TASK |
Extract every line from the records below that contains the word "this".

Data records
(begin)

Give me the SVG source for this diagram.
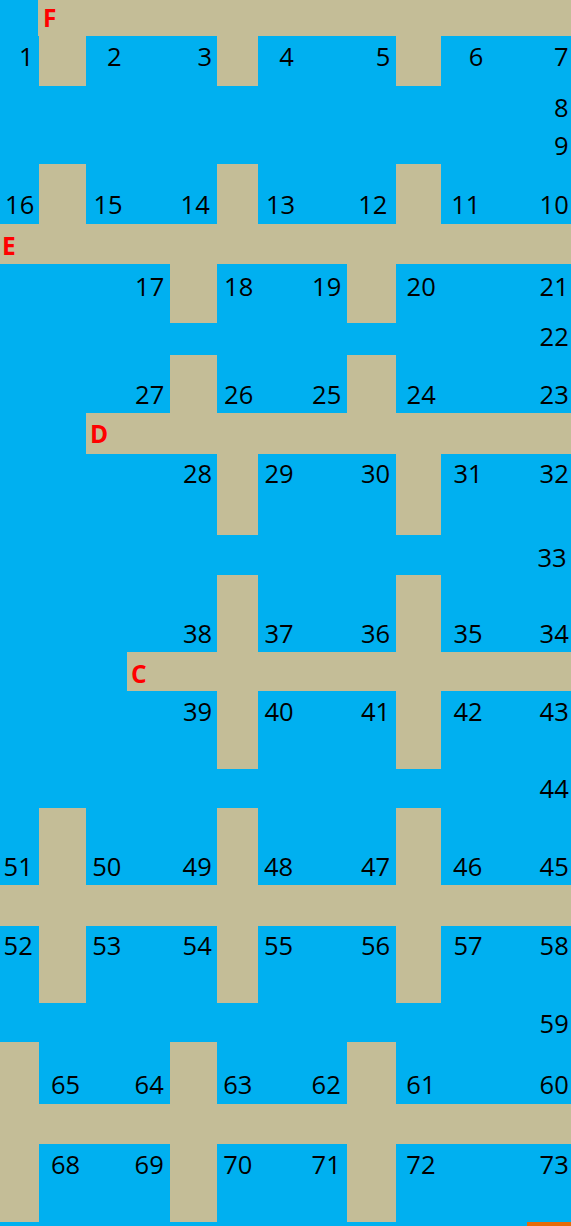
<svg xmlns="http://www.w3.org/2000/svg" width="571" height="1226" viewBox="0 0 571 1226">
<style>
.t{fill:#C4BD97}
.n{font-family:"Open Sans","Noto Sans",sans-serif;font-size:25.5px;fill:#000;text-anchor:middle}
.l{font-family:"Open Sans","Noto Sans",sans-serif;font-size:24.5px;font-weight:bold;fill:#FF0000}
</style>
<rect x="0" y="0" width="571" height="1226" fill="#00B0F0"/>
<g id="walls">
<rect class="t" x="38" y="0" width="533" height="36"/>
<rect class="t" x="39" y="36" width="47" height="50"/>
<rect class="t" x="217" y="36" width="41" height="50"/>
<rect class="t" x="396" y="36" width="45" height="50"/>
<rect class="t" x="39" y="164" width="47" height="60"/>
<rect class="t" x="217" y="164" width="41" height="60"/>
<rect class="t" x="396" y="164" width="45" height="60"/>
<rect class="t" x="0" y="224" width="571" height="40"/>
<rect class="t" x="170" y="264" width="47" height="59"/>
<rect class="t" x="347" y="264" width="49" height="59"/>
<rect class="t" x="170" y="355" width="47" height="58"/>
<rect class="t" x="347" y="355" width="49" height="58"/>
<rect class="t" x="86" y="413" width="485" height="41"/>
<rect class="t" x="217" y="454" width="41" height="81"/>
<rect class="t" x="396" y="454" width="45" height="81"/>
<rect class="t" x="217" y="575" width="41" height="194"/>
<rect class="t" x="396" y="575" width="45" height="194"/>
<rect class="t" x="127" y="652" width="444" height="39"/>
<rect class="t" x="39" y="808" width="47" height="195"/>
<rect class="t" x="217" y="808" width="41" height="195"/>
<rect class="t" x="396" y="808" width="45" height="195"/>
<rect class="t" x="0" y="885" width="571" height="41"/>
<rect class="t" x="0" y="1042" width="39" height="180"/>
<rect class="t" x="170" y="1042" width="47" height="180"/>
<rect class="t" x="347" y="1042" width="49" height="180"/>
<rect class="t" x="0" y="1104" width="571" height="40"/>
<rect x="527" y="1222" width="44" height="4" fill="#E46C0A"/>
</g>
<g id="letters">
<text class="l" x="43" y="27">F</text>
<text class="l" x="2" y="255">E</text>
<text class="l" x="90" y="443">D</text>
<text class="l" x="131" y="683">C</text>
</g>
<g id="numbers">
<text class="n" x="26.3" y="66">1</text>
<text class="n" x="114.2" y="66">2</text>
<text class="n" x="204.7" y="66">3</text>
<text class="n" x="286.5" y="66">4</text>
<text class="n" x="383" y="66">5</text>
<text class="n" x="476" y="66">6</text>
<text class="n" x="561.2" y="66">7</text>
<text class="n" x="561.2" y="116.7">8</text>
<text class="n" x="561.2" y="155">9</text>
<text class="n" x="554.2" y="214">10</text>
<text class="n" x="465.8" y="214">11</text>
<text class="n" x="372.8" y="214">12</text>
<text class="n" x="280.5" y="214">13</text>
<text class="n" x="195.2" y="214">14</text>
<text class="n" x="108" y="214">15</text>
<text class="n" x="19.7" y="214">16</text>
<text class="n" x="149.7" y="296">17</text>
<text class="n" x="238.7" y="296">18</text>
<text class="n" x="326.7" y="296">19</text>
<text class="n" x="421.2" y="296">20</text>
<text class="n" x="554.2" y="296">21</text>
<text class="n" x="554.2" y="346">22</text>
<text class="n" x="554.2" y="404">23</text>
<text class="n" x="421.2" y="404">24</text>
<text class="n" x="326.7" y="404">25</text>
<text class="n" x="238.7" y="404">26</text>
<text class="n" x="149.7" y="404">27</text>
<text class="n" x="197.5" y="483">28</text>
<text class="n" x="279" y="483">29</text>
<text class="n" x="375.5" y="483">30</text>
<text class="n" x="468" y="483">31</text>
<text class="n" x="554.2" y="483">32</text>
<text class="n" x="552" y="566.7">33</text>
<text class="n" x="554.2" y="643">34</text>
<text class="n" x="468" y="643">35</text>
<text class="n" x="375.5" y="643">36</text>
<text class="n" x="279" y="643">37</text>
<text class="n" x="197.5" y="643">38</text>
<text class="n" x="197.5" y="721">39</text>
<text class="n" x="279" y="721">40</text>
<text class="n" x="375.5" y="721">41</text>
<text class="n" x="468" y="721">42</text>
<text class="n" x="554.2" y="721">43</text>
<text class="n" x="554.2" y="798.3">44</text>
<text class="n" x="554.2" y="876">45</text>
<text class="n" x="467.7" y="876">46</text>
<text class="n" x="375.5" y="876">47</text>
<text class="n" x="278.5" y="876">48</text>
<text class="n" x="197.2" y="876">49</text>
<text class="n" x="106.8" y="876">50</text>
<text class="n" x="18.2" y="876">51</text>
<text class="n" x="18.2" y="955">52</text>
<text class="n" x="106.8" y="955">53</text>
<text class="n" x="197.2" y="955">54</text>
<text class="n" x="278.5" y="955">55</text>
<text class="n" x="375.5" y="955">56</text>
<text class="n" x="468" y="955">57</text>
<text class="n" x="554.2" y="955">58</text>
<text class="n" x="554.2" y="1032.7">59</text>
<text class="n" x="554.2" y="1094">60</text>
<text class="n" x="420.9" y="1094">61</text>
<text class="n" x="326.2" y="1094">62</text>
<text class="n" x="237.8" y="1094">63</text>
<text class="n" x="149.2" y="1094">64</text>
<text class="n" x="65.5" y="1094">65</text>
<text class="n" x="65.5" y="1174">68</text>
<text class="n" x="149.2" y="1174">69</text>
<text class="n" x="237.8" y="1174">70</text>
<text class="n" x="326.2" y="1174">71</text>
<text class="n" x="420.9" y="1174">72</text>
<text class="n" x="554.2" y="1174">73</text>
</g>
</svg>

(end)
(begin)

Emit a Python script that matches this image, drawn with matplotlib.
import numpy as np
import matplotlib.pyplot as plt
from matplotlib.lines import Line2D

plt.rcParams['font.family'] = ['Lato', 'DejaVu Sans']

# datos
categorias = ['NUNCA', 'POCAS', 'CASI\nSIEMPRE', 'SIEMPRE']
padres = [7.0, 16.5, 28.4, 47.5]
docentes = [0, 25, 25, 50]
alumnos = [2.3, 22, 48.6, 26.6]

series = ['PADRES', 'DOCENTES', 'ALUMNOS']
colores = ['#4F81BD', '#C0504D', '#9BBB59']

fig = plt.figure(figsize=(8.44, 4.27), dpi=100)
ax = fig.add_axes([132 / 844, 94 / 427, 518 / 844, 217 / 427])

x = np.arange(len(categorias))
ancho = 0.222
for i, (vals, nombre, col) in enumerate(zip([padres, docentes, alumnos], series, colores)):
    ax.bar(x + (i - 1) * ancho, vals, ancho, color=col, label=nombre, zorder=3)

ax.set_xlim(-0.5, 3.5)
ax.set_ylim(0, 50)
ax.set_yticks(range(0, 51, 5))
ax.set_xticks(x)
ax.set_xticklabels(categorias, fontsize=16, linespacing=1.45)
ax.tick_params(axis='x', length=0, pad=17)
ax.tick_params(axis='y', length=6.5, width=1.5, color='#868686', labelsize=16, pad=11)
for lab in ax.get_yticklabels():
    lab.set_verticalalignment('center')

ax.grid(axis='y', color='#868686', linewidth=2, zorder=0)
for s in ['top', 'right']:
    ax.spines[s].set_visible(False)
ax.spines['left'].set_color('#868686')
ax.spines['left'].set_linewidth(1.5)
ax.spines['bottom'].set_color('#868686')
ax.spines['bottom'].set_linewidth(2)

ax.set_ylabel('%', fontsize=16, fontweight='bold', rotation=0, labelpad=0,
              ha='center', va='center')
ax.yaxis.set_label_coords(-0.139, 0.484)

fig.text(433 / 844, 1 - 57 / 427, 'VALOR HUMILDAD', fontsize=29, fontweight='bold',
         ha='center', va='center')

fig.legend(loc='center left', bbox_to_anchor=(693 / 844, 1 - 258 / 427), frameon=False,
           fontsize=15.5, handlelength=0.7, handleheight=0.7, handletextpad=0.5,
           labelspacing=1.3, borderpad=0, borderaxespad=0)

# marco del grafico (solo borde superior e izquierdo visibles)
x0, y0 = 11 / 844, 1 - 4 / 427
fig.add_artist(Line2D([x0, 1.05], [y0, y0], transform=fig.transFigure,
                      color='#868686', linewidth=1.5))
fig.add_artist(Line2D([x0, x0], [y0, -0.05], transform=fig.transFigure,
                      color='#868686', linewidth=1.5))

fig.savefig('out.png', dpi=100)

(end)

EXPECTED ANSWER |
Give me the SVG source for this diagram.
Emit a Python script that matches this image, drawn with matplotlib.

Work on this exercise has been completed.